The Bottom Line
- Luscious graphics and animation
- Playing with a partner is a blast
- Decent replay value and tons to find
- Resident Evil is still an incredibly tough series to beat
- Slow, stop and shoot gameplay isn't for all gamers
- Overly cinematic, seems to want to be a movie as much as a game
- Getting online games started is a chore
- Publisher: Capcom
- ESRB Rating: Mature
- Genre: 3rd Person Action
- Other Platforms: Xbox 360
Guide Review - Resident Evil 5: Collector's Edition Review (PS3)
Resident Evil 4 takes Chris Redfield to Africa where he gets a new partner, Sheva Alomar, and gets to kill a ton of Zombies in broad daylight. While it lacks the atmosphere and fear factor of Resident Evil 4, it certainly excels with beautiful next generation HD graphics and smooth gameplay.

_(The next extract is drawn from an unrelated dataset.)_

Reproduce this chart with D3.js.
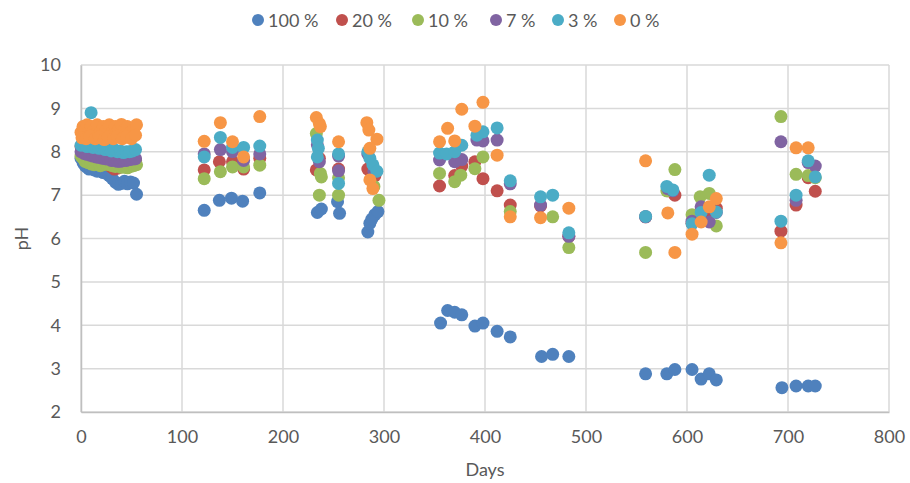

Having a partner does several things for the game. First, it makes for interesting story and plot points, offers up interesting strategic and inventory management elements and makes the game a prime choice for co-op fun. While Sheva is fun both to play and to have around, her AI can get wonky, and she loves to burn through her ammo, which hurts as success in the game really depends on you managing yours. The enemy AI, however, seems fairly solid, and the large open battles are a real treat.
While quite good, the game is not perfect. The co-op, while wonderful, isn't drop-in, and getting an online gaming going seems to be far more trouble than it should be. Additionally the game seems shorter than the ones past, clocking in at just over twelve hours. The biggest issue is one that's a bit harder to nail down. While Resident Evil has always had a strong story, and the wonky dialog is funny and still charming, the game has a bit too much Hollywood envy. While playing the game, it's hard to put your finger on exactly what's wrong, but after watching the bonus disc it becomes clear. The developer's, including the film director they hired, were as interested in making the game like a movie as they were a great game.
In the end, the game is solid, but confused as to what it wants to be.